Max Planck, originator of quantum theory, tormented by war and personal loss
New biography illuminates personal struggles of physics pioneer
Planck
Brandon R. Brown
Oxford Univ., $29.95
Scientists are products of their times and their culture. Some see beyond those constraints. Some are trapped within them. Max Planck was trapped, as physicist Brandon Brown relates, and therefore could not escape from the turmoil of Germany’s wars.
In an unusual approach to a scientific biography, each chapter heading of Planck selects a month during the final four years in the life of the scientist, who died in 1947 at age 89. His story is told through flashbacks to various points in his distinguished career as the godfather of modern German science.

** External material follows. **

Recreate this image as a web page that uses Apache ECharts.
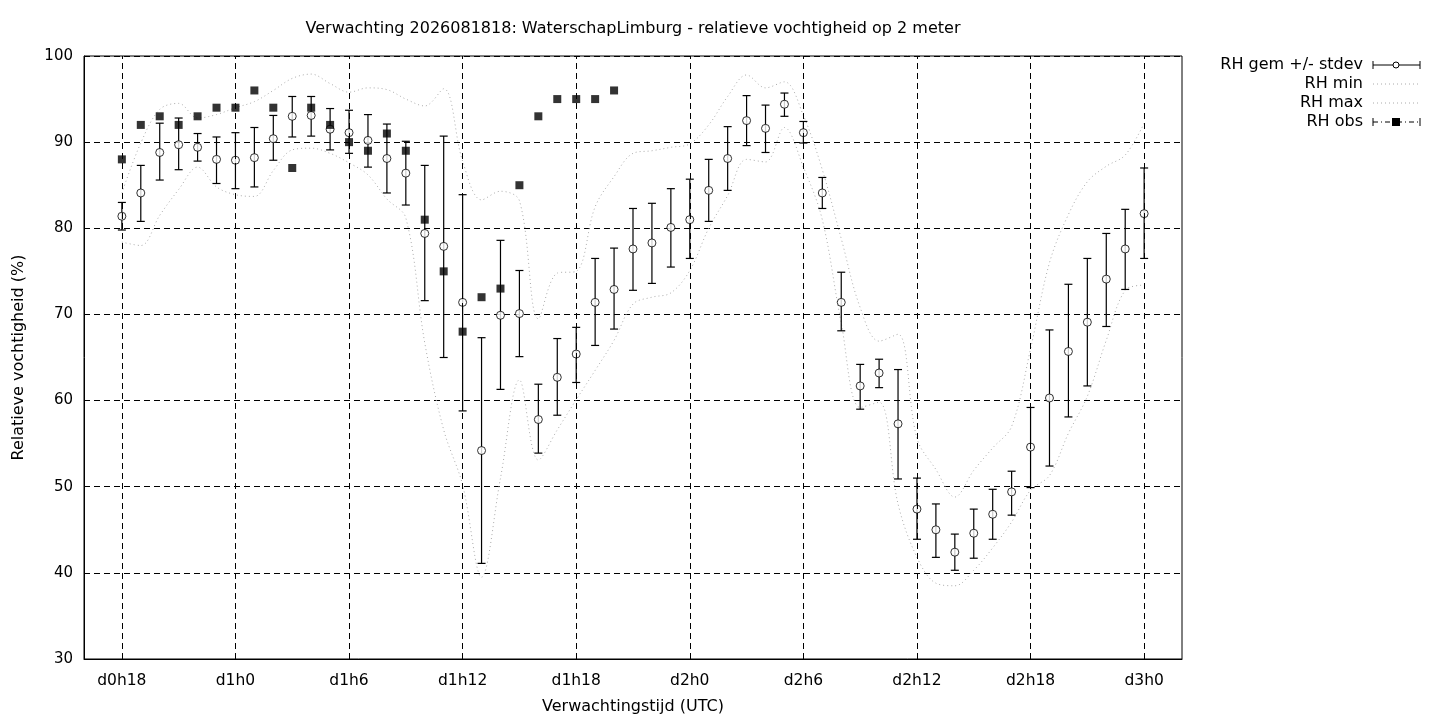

Planck’s story is a sad one. Nearly all of his family — first wife, sons, daughters — predeceased him, through illness, war or execution (of his son Erwin, who had links to some of those engaged in the plot to kill Hitler). Even Planck’s greatest scientific achievement — the discovery of quantum theory — was bittersweet, as he resisted accepting the implications of quantum physics discerned by Einstein, Bohr, Heisenberg and others.
In his account of Planck’s life, Brown emphasizes the personal over the professional, especially probing the conflict Planck faced during the Nazi years. Obsessed with optimism, Planck persistently told himself everything would be OK as he acquiesced in the purge of Jewish scientists. Deep down, it seems, Planck knew the wrongness of it all, but his allegiance to the state overwhelmed any impulse he might have had to stand up, speak out or leave. Still, Planck was revered by his scientific colleagues and his name adorns all of Germany’s major research centers today.
Brown’s flashback approach makes the arc of Planck’s life a little hard to follow. And the book’s science often lacks depth (except for a technical appendix). Some explanations are scientifically sketchy — for instance, quantum-entangled particles do not communicate faster than light, as Brown writes. Analogies are frequently strained (“the mathematical bus of Planck and Einstein was leaving [others] of the physics world coughing with exhaust fumes”).
But on the whole, this biography looks more deeply into the mind and personality of its subject than many scientific biographies. And Planck’s life is worth examining for the lessons it illustrates about scientists working within a society that values ideology over intelligence.